Saturday 19 October 2019

Supreme court reduces Dutch state liability over Srebrenica massacre

Photos of victims in front of the court earlier this year. Photo: Molly Quell

Dutch soldiers were wrong to send 350 men and boys out of the Dutch military compound near Srebrenica in 1995 but the Dutch state is just 10% responsible for their deaths at the hands of Bosnian Serbs, the Dutch supreme court said on Friday.

The ruling is the latest in a string of legal procedures by relatives of the 8,000 men who died during the massacre and who were under the protection of Dutch forces at the time.

The Dutch soldiers knew there was a real risk the men could face violence and death if they were expelled and should have offered them the chance to stay within the compound, the court said.

‘The chance that the men could stay out of Bosnian Serb hands, if that opportunity had been offered to them, was small but not negligible,’ the court said in its ruling. ‘The likelihood is put at 10% and therefore the Dutch state’s liability for the damage to relatives is 10%.’

Read the ruling (English)

In 2017, the appeal court said the Dutch state was 30% liable for the death of the men who had been in the compound but not for the death of the thousands of others outside. In February this year, the supreme court’s advocate general described that ruling as incomprehensible.

Peacekeeping

In total some 8,000 men and boys were killed in the Srebrenica massacre and some 6,000 surviving relatives have been involved in suing the Dutch state following the death of their menfolk.
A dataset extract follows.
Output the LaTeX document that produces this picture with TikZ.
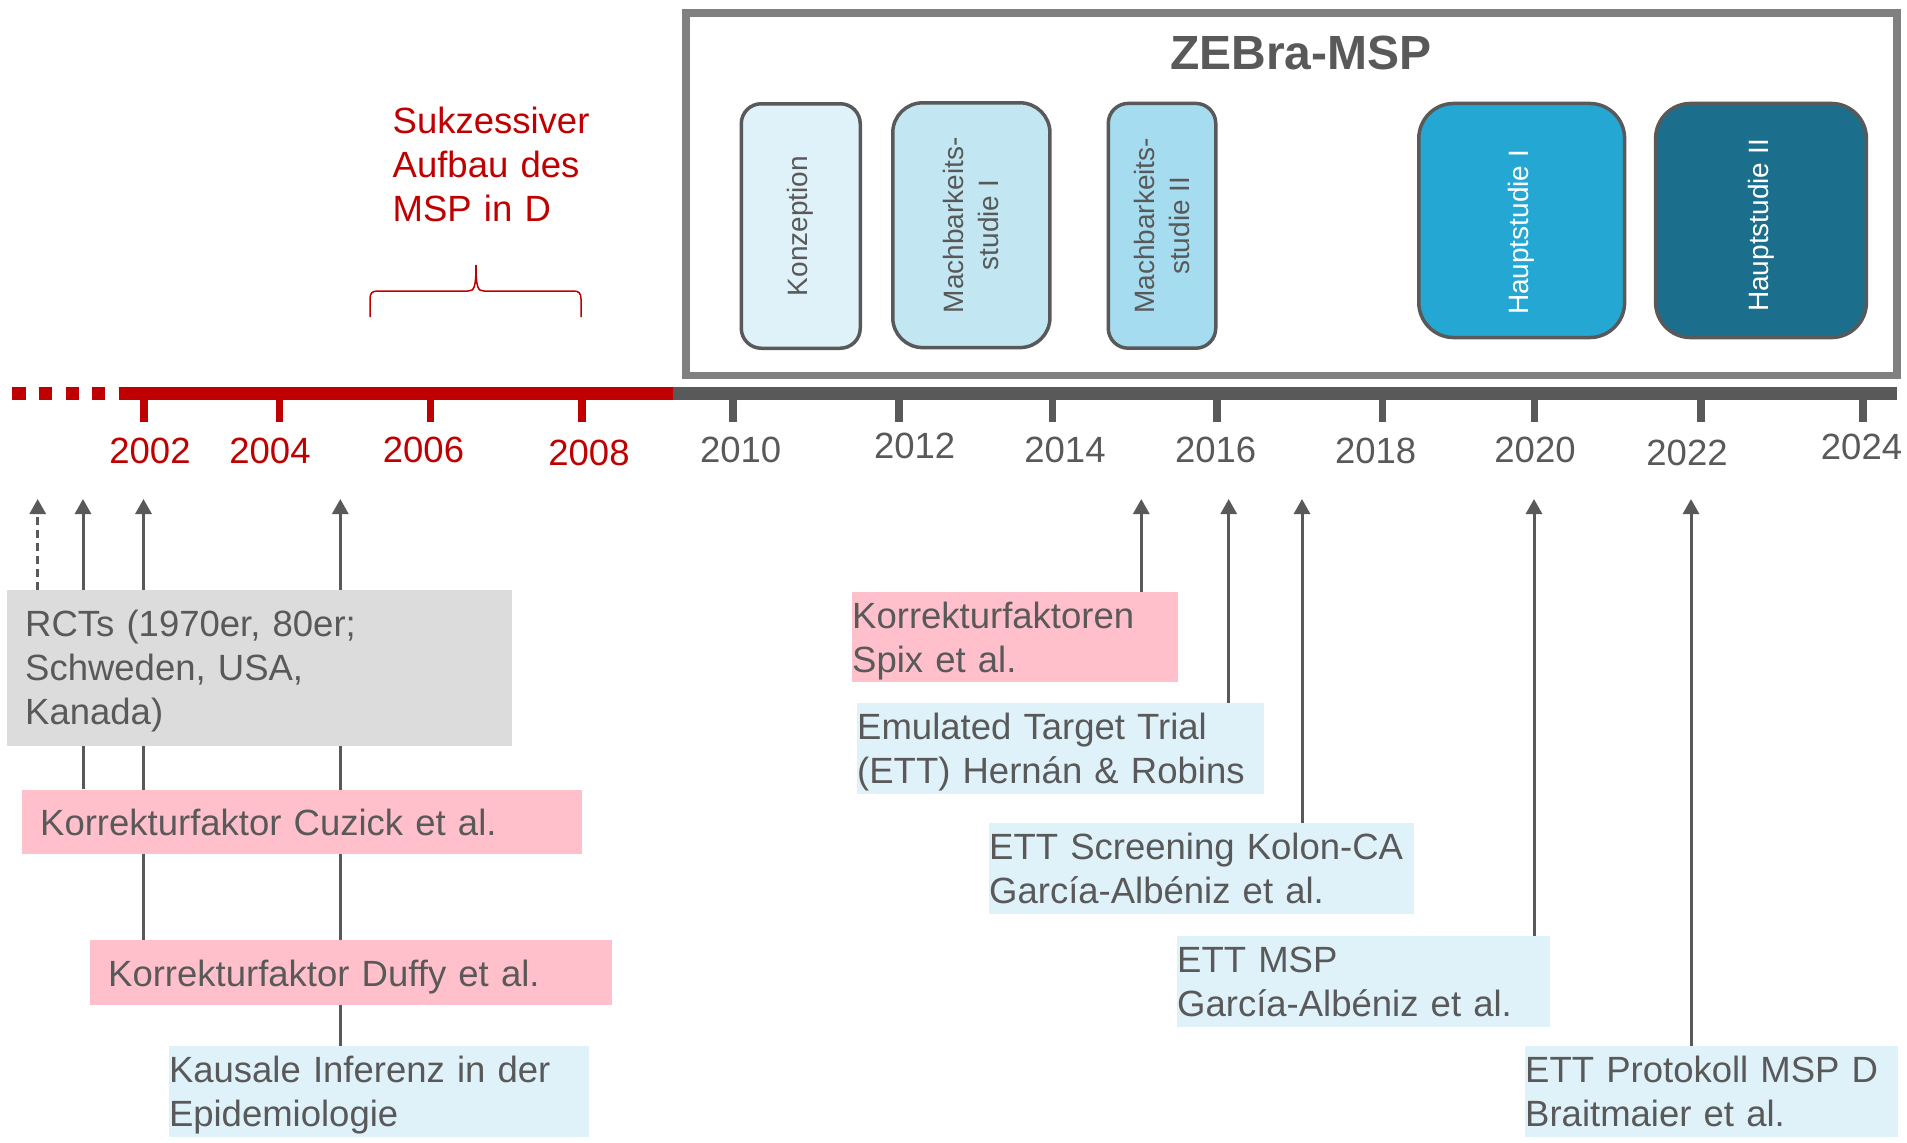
\documentclass[tikz,border=0pt]{standalone}
\usepackage{fontspec}
\setmainfont{Liberation Sans}
\usetikzlibrary{arrows.meta}
\pgfdeclarelayer{background}
\pgfsetlayers{background,main}

\definecolor{ink}{HTML}{595959}
\definecolor{msp}{HTML}{C00000}
\definecolor{framegray}{HTML}{808080}
\definecolor{pinkbox}{HTML}{FFC0CB}
\definecolor{greybox}{HTML}{DCDCDC}
\definecolor{bluebox}{HTML}{DFF1F9}
\definecolor{phaseA}{HTML}{DFF1F9}
\definecolor{phaseB}{HTML}{C2E7F3}
\definecolor{phaseC}{HTML}{A6DCEF}
\definecolor{phaseD}{HTML}{25A7D4}
\definecolor{phaseE}{HTML}{1B6F8C}

\newcommand\bodyfont{\fontsize{36.5}{44}\selectfont}
\newcommand\phasefont{\fontsize{28}{35}\selectfont}
\newcommand\titlefont{\fontsize{48}{56}\selectfont\bfseries}

\begin{document}
\begin{tikzpicture}[x=1pt,y=-1pt,
  note/.style={anchor=north west, inner ysep=0pt, align=left, font=\bodyfont, text=ink},
  padded/.style={inner xsep=18pt},
  flush/.style={inner xsep=0pt},
  oneline/.style={text height=46pt, text depth=18.5pt},
  twoline/.style={text height=36.5pt, text depth=54.2pt},
  threeline/.style={text height=46.7pt, text depth=108.7pt},
  yearlabel/.style={font=\bodyfont, inner sep=0pt},
  phase/.style={draw=ink, line width=3.5pt, rotate=90, align=center, font=\phasefont, inner sep=0pt},
  evidence/.style={draw=ink, line width=3pt, -{Triangle[width=16pt,length=15pt]}},
  yeartick/.style={line width=7.5pt},
]
\useasboundingbox (0,0) rectangle (1907,1143);

% ---------- ZEBra-MSP frame and study phases ----------
\node[draw=framegray, line width=7.7pt, minimum width=1211pt, minimum height=362.2pt, inner sep=0pt]
  (frame) at (1291.5,194.4) {};
\node[font=\titlefont, text=ink, inner sep=0pt] (title) at (1301,52.5) {ZEBra-MSP};

\node[phase, fill=phaseA, text=ink, rounded corners=20pt, minimum width=244.5pt, minimum height=119pt]
  (konz) at (800.75,226) {Konzeption};
\node[phase, fill=phaseB, text=ink, rounded corners=30pt, minimum width=244.8pt, minimum height=157.2pt]
  (machI) at (971.35,225.2) {Machbarkeits-\\studie I};
\node[phase, fill=phaseC, text=ink, rounded corners=20pt, minimum width=244.8pt, minimum height=107.5pt]
  (machII) at (1162,225.8) {Machbarkeits-\\studie II};
\node[phase, fill=phaseD, text=white, rounded corners=35pt, minimum width=234.1pt, minimum height=205.8pt]
  (hauptI) at (1521.7,220.5) {Hauptstudie I\hspace*{24pt}};
\node[phase, fill=phaseE, text=white, rounded corners=35pt, minimum width=234.1pt, minimum height=210.8pt]
  (hauptII) at (1761,220.5) {Hauptstudie II\hspace*{10pt}};

% ---------- build-up of the programme ----------
\node[anchor=base west, inner sep=0pt, align=left, text width=260pt, font=\bodyfont, text=msp]
  (aufbau) at (392.5,133.3) {Sukzessiver\\Aufbau des\\MSP in D};
\draw[msp, line width=1.5pt]
  (370,317) -- (370,299) .. controls (370,293) and (372,291) .. (378,291) -- (468,291)
  .. controls (474,291) and (476,288) .. (476,265);
\draw[msp, line width=1.5pt]
  (581,317) -- (581,299) .. controls (581,293) and (579,291) .. (573,291) -- (484,291)
  .. controls (478,291) and (476,288) .. (476,265);

% ---------- time axis ----------
\coordinate (axisstart) at (12.3,393.3);
\coordinate (dotsend) at (119,393.3);
\coordinate (redend) at (672.7,393.3);
\coordinate (axisend) at (1897,393.3);
\draw[msp, line width=13.3pt, dash pattern=on 13.3pt off 13.3pt] (axisstart) -- (dotsend);
\draw[msp, line width=13.3pt] (dotsend) -- (redend);
\draw[ink, line width=13.3pt] (redend) -- (axisend);

\foreach \x in {143.8,279.5,430.3,582.1}
  \draw[msp, yeartick] (\x,399) -- (\x,421.7);
\foreach \x in {733,899,1052.5,1216.8,1382.7,1534.5,1701,1863}
  \draw[ink, yeartick] (\x,399) -- (\x,421.7);

\node[yearlabel, text=msp] (y2002) at (150,450.5) {2002};
\node[yearlabel, text=msp] (y2004) at (270,450.5) {2004};
\node[yearlabel, text=msp] (y2006) at (423.5,449.5) {2006};
\node[yearlabel, text=msp] (y2008) at (589,453) {2008};
\node[yearlabel, text=ink] (y2010) at (740.6,449.7) {2010};
\node[yearlabel, text=ink] (y2012) at (914.6,446) {2012};
\node[yearlabel, text=ink] (y2014) at (1065,450) {2014};
\node[yearlabel, text=ink] (y2016) at (1215.6,450) {2016};
\node[yearlabel, text=ink] (y2018) at (1375.6,451) {2018};
\node[yearlabel, text=ink] (y2020) at (1535,450) {2020};
\node[yearlabel, text=ink] (y2022) at (1687,452.5) {2022};
\node[yearlabel, text=ink] (y2024) at (1861.5,447) {2024};

% ---------- publications and trials ----------
\node[note, padded, threeline, fill=greybox, text width=469pt] (rct) at (7,590)
  {RCTs (1970er, 80er;\\Schweden, USA,\\Kanada)};
\node[note, padded, oneline, fill=pinkbox, text width=524pt] (cuzick) at (22,789.3)
  {Korrekturfaktor Cuzick et al.};
\node[note, padded, oneline, fill=pinkbox, text width=486pt] (duffy) at (90,940)
  {Korrekturfaktor Duffy et al.};
\node[note, flush, twoline, fill=bluebox, text width=420pt] (kausal) at (168.8,1046)
  {Kausale Inferenz in der\\Epidemiologie};

\node[note, flush, twoline, fill=pinkbox, text width=326pt] (spix) at (852,591.5)
  {Korrekturfaktoren\\Spix et al.};
\node[note, flush, twoline, fill=bluebox, text width=407pt] (ett) at (857,703)
  {Emulated Target Trial\\(ETT) Hernán \& Robins};
\node[note, flush, twoline, fill=bluebox, text width=425pt] (kolon) at (989,823)
  {ETT Screening Kolon-CA\\García-Albéniz et al.};
\node[note, flush, twoline, fill=bluebox, text width=373pt] (ettmsp) at (1177,936)
  {ETT MSP\\García-Albéniz et al.};
\node[note, flush, twoline, fill=bluebox, text width=373pt] (protokoll) at (1525,1046)
  {ETT Protokoll MSP D\\Braitmaier et al.};

% arrow tips just below the year labels
\coordinate (tRct) at (37.7,499);
\coordinate (tCuzick) at (83,499);
\coordinate (tDuffy) at (143.5,499);
\coordinate (tKausal) at (340.3,499);
\coordinate (tSpix) at (1141.3,499);
\coordinate (tEtt) at (1228.7,499);
\coordinate (tKolon) at (1302,499);
\coordinate (tEttmsp) at (1534,499);
\coordinate (tProtokoll) at (1691,499);

\begin{pgfonlayer}{background}
  \draw[evidence, dash pattern=on 8pt off 5pt] (rct.north -| tRct) -- (tRct);
  \draw[evidence] (cuzick.north -| tCuzick) -- (tCuzick);
  \draw[evidence] (duffy.north -| tDuffy) -- (tDuffy);
  \draw[evidence] (kausal.north -| tKausal) -- (tKausal);
  \draw[evidence] (spix.north -| tSpix) -- (tSpix);
  \draw[evidence] (ett.north -| tEtt) -- (tEtt);
  \draw[evidence] (kolon.north -| tKolon) -- (tKolon);
  \draw[evidence] (ettmsp.north -| tEttmsp) -- (tEttmsp);
  \draw[evidence] (protokoll.north -| tProtokoll) -- (tProtokoll);
\end{pgfonlayer}
\end{tikzpicture}
\end{document}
The Dutch soldiers in Srebrenica were part of a UN peacekeeping mission and had been charged with protecting the Muslim enclave. After it was overrun by Ratko Mladic’s forces, an agreement was made on evacuating the some 30,000 Muslims who had fled to the area.

The decision to organise the evacuation was taken in a war situation, under great pressure and the threat of armed violence, the advocate general said on Friday. It was wrong to assume that the soldiers should have been aware the men who were evacuated were being murdered and that there were major risks to a longer stay in the compound, Vlas said.

In 2016, former Bosnian Serb leader Radovan Karadzic was jailed for 40 years for his role in the massacre at Srebrenica and other crimes during the Yugoslavian civil war. Ratko Mladic was sentenced to life in prison for genocide and crimes against humanity in 2017.